As cerium trichloride is a solid that appears as a clump, the potential human exposure by the dermal route is expected to be low. Cerium is not expected to cross the intact skin after exposure to ‘water soluble’ cerium trichloride. This assumption is based mainly on the qualitative assessment of the physicochemical properties of the substance: cerium would have to dissolve in the moisture on the skin prior to penetrating skin by diffusive mechanisms. However, as the solubility of cerium trichloride rapidly decrease at physiologically relevant pH, no significant uptake by the skin is expected.

No dermal toxicity studies, neither after acute nor repeated exposure to cerium trichloride have been identified to support this assessment. However, cerium trichloride was not considered as skin sensitiser in an in vivo GMPT study, showing that the penetration of at least a part of the sample is unlikely.

In the absence of measured data on dermal absorption, current ECHA guidance (2012) suggests the assignment of either 10% or 100% default dermal absorption rates. However, the currently available scientific evidence on dermal absorption of some metals (e.g. Zn sulphate, Ni acetate; based on the experience from previous EU risk assessments) indicates that lower figures than the lowest proposed default value of 10 % could be expected (HERAG, 2007).

Based on the inherent properties of cerium trichloride, the toxicological data available and the experience from HERAG, very low dermal absorption is expected. However, due to the corrosivity properties of the substance, dermal penetration can be enhanced if no appropriated protection is used (e.g. gloves). Therefore, a dermal absorption factor of 10% is suggested for risk assessment purposes.

Distribution

Some experimental data are available to assess the distribution of cerium trichloride. Summarising, and considering the irritant potential of the substance to the mucosae after oral or inhalation exposure, the penetration of a small amount of the substance can be facilitated. This phenomenon is covered by the proposed absorption factors. Once cerium is bioavailable, the substance will tend to distribute to the bone, kidney, liver, spleen and lung as confirmed by the abovementioned studies, however the amount distributed in each organ compared to the administered dose is unknown.

Other few studies also indicate that the distributed cerium would be localized in the cell, particularly in the lysosomes, where it is concentrated and precipitated in an insoluble form in association with phosphorus.

Regarding the potential accumulation of bioavailable cerium after exposure to cerium trichloride, the available animal information is insufficient to provide adequate data. Therefore, and based on all the mentioned data, accumulation of the very small bioavailable fraction of cerium after exposure to cerium trichloride cannot be totally excluded. However, the assessment of bioaccumulation potential in aquatic and terrestrial organisms of cerium trichloride included in this dossier indicates that the substance has a low potential for bioaccumulation and that thebioaccumulation decreases when ascending the food chain.

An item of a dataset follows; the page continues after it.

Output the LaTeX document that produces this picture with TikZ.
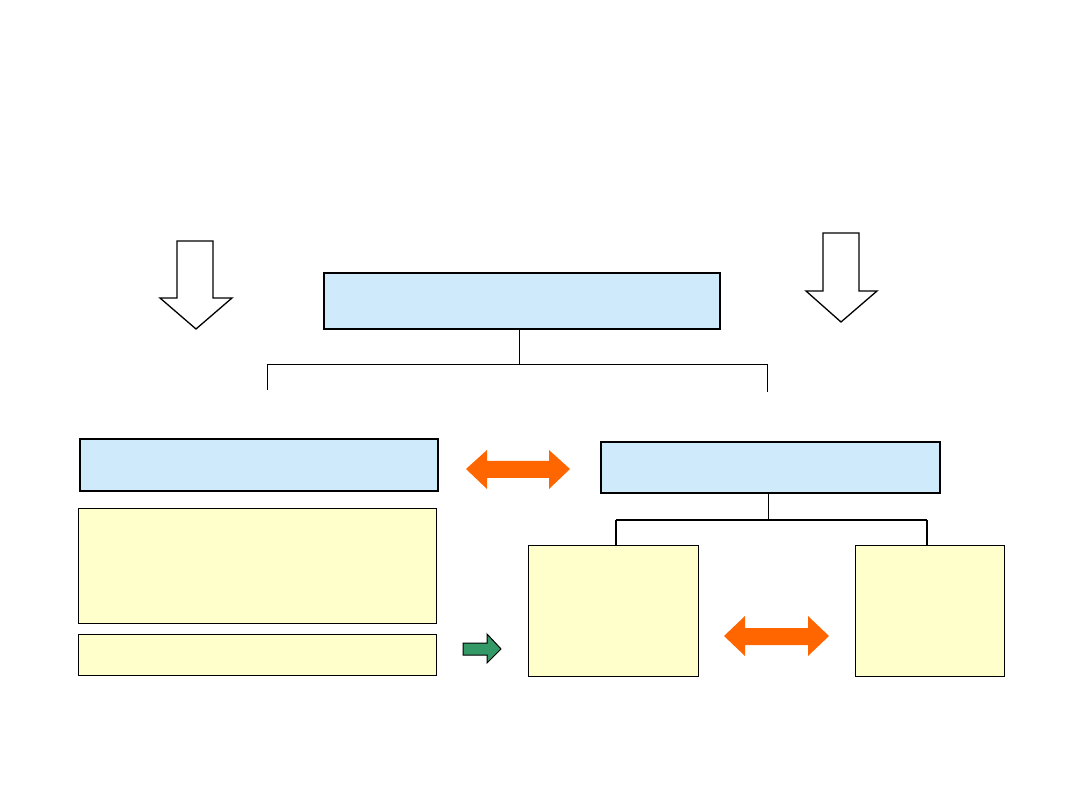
\documentclass[tikz,border=0pt]{standalone}
\begin{document}
\begin{tikzpicture}[x=1pt,y=-1pt,
  bluebox/.style={draw=black,line width=1.8pt,fill={rgb,255:red,207;green,235;blue,251},anchor=north west,inner sep=0pt},
  yelbox/.style={draw=black,line width=1.1pt,fill={rgb,255:red,255;green,255;blue,204},anchor=north west,inner sep=0pt},
  conn/.style={draw=black,line width=1pt},
  hollowarrow/.style={draw=black,line width=1.3pt,fill=white,line join=miter},
  orangearrow/.style={fill={rgb,255:red,255;green,102;blue,0},draw=none},
  greenarrow/.style={draw=black,line width=1pt,fill={rgb,255:red,51;green,153;blue,102}}]
\useasboundingbox[fill=white] (0,0) rectangle (1080,810);
% boxes
\node[bluebox,minimum width=396pt,minimum height=56pt] (top) at (323,272) {};
\node[bluebox,minimum width=358pt,minimum height=52pt] (lb) at (79,438) {};
\node[bluebox,minimum width=339pt,minimum height=51pt] (rb) at (600,441) {};
\node[yelbox,minimum width=358pt,minimum height=115pt] (ly1) at (78,508) {};
\node[yelbox,minimum width=358pt,minimum height=41pt] (ly2) at (78,634) {};
\node[yelbox,minimum width=170pt,minimum height=131pt] (my) at (528,545) {};
\node[yelbox,minimum width=149pt,minimum height=131pt] (ry) at (855,545) {};
% tree under top box
\coordinate (tj) at (519,365);
\coordinate (tl) at (267,365);
\coordinate (tr) at (767,365);
\coordinate (tle) at (267,390);
\coordinate (tre) at (767,392);
\draw[conn] (top.south -| tj) -- (tj);
\draw[conn] (tle) -- (tl) -- (tr) -- (tre);
% tree under right blue box
\coordinate (rj) at (768,520);
\coordinate (rl) at (616,520);
\coordinate (rr) at (927,520);
\draw[conn] (rb.south -| rj) -- (rj);
\draw[conn,line width=1.6pt] (rl) -- (rr);
\draw[conn,line width=1.6pt] (rl) -- (rl |- my.north);
\draw[conn,line width=1.6pt] (rr) -- (rr |- ry.north);
% hollow down arrows
\draw[hollowarrow] (177,241) -- (213,241) -- (213,298) -- (232,298) -- (196,329) -- (160,298) -- (177,298) -- cycle;
\draw[hollowarrow] (823,233) -- (859,233) -- (859,291) -- (877,291) -- (841,322) -- (806,291) -- (823,291) -- cycle;
% orange double arrows
\fill[orangearrow] (466,469) -- (487,450) -- (487,461) -- (549,461) -- (549,450) -- (570,469) -- (549,489) -- (549,478) -- (487,478) -- (487,489) -- cycle;
\fill[orangearrow] (724,636) -- (745,616) -- (745,628) -- (808,628) -- (808,616) -- (829,636) -- (808,656) -- (808,645) -- (745,645) -- (745,656) -- cycle;
% green arrow
\draw[greenarrow] (463,643) -- (487,643) -- (487,634) -- (501,649) -- (487,663) -- (487,655) -- (463,655) -- cycle;
\end{tikzpicture}
\end{document}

Thus, for risk assessment purposes it is proposed to consider that cerium trichloride shows low accumulation potential in humans.

Metabolism

As an element, cerium is neither created nor destroyed within the body. Cerium trichloride was demonstrated not to be mutagenic in an in vitro Ames test, in the absence and presence of metabolic activation. In conclusion it is not expected that cerium, as element or ion, is metabolized. However some data available indicate that it can have an effect in the activity of cytochrome isoenzymes.

Excretion

Studies evaluating the excretion of bioavailable cerium trichloride in humans or animals are not available. Although quantitative estimates of cerium elimination are rare, it appears that the primary route of elimination for cerium, whether inhaled, ingested, or injected, is through the feces, with small (generally < 10%) amounts eliminated in the urine (Lustgarten et al., 1976; Durbin et al., 1956). It has been suggested that the fecal excretion of systematically absorbed cerium is due to elimination in the bile (Lustgarten et al., 1976), since hepatic clearance was due primarily to biliary function.